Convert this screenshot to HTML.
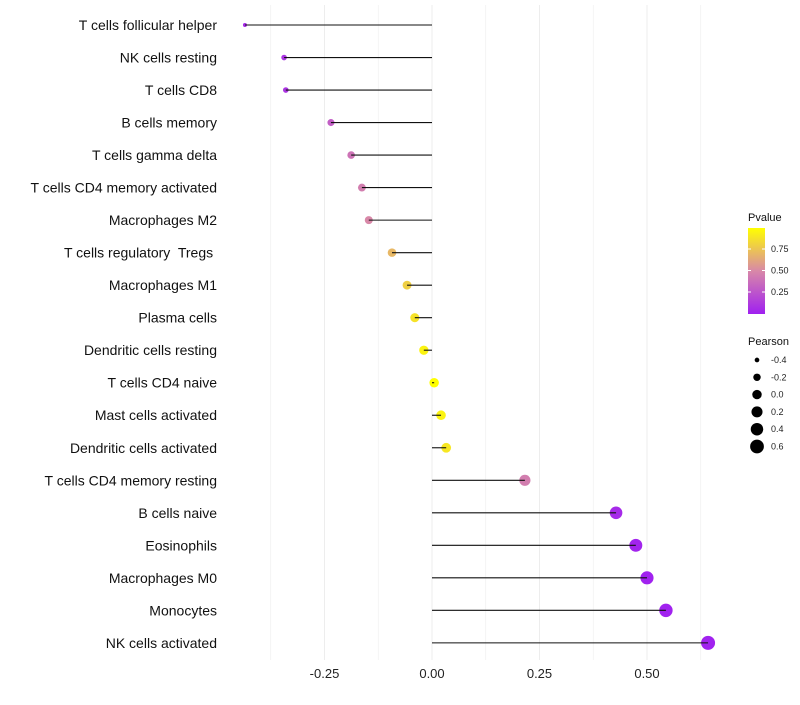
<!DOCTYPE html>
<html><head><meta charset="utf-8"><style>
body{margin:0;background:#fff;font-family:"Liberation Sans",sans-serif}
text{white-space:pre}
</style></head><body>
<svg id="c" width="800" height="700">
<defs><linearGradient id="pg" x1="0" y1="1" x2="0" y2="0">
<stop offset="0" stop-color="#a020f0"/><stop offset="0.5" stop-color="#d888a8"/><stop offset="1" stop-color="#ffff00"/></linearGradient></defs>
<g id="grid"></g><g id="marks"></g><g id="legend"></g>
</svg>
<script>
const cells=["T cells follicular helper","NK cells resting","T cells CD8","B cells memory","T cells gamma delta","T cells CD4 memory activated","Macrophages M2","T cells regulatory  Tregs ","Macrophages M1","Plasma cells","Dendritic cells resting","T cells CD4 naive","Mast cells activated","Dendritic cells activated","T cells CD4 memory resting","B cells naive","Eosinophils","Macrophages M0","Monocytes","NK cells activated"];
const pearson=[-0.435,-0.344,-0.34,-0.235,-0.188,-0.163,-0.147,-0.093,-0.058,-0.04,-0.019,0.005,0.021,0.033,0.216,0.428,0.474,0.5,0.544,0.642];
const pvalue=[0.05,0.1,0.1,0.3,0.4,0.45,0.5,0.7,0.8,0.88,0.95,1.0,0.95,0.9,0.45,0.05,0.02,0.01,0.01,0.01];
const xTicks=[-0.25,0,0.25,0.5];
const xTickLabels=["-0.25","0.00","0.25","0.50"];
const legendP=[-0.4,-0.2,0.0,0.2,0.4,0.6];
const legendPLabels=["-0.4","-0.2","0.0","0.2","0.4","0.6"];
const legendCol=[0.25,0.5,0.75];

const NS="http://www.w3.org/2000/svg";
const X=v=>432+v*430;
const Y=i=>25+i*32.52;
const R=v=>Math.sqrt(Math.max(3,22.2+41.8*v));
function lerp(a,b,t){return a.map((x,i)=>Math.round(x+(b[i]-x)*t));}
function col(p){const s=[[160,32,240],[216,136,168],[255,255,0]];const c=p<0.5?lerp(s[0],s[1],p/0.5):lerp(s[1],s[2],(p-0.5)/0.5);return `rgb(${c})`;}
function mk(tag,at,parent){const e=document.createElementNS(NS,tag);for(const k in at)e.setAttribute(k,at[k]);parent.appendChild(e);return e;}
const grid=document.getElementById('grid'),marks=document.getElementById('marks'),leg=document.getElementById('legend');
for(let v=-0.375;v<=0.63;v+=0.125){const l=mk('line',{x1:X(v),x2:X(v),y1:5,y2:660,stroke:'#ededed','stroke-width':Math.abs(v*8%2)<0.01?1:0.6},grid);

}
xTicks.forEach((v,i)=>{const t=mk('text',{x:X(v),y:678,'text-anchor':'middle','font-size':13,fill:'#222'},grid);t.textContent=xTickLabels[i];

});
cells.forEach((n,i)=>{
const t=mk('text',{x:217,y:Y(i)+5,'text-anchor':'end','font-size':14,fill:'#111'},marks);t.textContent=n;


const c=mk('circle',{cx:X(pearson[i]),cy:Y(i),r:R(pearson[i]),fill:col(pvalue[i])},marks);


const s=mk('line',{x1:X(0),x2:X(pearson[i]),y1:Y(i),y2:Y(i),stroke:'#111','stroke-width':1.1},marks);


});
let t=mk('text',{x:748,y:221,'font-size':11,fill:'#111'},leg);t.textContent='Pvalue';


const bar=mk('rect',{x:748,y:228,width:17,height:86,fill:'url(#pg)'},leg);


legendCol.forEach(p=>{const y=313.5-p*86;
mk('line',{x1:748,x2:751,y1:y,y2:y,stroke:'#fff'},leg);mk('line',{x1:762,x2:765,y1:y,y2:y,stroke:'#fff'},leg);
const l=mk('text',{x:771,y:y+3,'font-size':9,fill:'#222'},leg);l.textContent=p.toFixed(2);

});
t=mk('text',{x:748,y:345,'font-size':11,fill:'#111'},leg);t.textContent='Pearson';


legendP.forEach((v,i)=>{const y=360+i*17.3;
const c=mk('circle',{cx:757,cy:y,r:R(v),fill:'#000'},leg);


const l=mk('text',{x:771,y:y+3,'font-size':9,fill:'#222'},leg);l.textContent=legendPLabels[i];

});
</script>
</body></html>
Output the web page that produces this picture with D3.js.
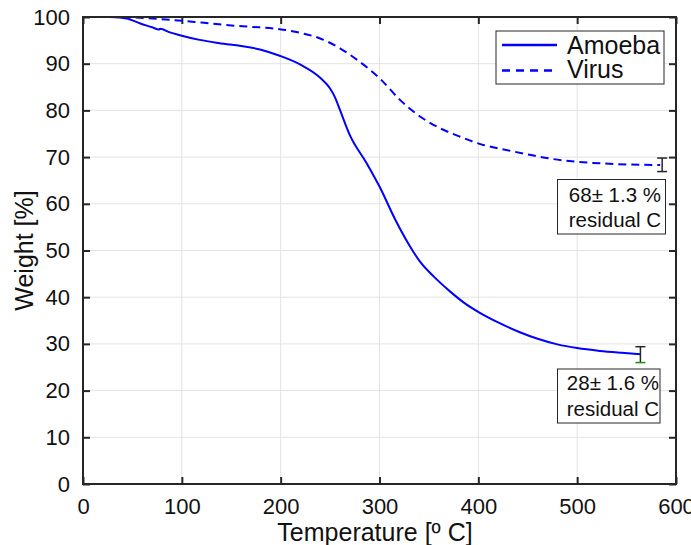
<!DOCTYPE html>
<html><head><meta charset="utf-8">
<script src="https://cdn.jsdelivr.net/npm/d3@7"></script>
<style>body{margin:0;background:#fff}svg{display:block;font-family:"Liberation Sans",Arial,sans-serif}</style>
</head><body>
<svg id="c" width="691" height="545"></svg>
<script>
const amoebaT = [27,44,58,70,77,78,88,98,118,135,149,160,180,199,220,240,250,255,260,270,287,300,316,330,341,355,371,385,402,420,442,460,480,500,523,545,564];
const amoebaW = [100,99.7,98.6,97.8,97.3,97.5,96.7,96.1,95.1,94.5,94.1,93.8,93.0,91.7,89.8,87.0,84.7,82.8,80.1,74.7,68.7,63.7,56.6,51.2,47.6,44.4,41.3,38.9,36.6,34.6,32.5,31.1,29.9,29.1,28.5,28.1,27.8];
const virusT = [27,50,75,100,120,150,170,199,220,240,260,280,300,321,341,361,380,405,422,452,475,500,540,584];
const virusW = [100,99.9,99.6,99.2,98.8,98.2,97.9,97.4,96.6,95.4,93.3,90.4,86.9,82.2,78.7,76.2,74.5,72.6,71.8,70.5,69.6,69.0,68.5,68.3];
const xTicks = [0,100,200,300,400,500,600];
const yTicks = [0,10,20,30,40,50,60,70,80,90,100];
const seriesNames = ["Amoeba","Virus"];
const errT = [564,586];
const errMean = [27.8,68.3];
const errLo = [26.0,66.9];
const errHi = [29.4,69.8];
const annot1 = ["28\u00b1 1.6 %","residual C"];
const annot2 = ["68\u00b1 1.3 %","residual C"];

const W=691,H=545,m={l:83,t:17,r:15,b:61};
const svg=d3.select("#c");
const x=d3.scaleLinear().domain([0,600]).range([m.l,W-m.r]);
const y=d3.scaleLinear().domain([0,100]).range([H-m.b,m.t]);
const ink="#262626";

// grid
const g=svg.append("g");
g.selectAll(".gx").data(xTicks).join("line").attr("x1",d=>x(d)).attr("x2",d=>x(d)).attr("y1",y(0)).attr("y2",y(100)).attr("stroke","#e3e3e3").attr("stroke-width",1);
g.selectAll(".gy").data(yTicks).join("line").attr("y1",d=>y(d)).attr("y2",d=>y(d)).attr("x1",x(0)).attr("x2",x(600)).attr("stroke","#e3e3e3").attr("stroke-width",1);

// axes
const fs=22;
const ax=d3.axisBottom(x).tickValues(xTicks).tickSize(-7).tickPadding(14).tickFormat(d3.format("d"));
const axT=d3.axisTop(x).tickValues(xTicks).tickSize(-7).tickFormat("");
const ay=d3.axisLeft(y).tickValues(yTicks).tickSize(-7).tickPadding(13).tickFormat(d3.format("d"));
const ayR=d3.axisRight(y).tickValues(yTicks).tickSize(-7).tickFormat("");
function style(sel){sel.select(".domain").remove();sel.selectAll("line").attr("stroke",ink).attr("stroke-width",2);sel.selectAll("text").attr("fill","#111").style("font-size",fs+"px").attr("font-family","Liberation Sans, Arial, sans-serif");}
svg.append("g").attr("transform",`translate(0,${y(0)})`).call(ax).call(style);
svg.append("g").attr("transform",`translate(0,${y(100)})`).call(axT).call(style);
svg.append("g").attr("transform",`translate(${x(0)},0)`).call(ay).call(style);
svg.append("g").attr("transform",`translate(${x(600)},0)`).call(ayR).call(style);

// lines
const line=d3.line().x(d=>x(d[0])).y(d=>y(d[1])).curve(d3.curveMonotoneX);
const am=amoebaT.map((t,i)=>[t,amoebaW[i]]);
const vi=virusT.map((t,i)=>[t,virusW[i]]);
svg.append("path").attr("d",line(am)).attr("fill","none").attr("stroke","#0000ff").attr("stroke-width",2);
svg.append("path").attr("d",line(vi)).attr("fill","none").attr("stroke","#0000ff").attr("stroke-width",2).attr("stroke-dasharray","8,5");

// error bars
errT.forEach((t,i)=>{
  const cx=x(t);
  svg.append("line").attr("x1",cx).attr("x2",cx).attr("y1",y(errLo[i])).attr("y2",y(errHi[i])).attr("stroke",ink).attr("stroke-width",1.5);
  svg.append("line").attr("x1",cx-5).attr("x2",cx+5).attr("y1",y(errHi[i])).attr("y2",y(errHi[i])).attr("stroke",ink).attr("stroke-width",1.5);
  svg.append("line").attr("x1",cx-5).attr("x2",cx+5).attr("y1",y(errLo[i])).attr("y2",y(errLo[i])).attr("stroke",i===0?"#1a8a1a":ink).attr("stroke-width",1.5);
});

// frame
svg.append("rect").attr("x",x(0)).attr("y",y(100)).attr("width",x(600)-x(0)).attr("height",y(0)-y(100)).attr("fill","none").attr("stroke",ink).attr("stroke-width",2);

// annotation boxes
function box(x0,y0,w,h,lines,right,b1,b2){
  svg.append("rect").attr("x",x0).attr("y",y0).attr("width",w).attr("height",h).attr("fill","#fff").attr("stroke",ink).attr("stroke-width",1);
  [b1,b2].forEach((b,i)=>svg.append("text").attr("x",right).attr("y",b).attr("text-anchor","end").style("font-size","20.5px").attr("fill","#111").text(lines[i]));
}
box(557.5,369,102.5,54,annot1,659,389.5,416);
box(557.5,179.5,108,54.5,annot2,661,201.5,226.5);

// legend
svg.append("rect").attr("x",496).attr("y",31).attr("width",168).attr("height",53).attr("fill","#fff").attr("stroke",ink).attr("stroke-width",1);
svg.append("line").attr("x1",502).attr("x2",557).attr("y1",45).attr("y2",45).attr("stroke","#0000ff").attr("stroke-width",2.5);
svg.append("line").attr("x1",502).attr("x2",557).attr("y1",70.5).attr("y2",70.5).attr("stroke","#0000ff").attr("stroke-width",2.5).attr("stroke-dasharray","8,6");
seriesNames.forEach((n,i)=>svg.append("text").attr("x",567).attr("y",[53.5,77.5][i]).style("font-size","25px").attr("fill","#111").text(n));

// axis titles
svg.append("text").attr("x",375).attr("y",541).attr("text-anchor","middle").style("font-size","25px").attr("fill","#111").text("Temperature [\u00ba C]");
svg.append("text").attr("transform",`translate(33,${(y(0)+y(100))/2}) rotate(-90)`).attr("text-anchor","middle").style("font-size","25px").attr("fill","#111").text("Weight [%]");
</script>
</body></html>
****
Pick out every line holding the string "this" and return it.

Reply:
Convert this screenshot to HTML.
Output the web page that produces this picture with D3.js.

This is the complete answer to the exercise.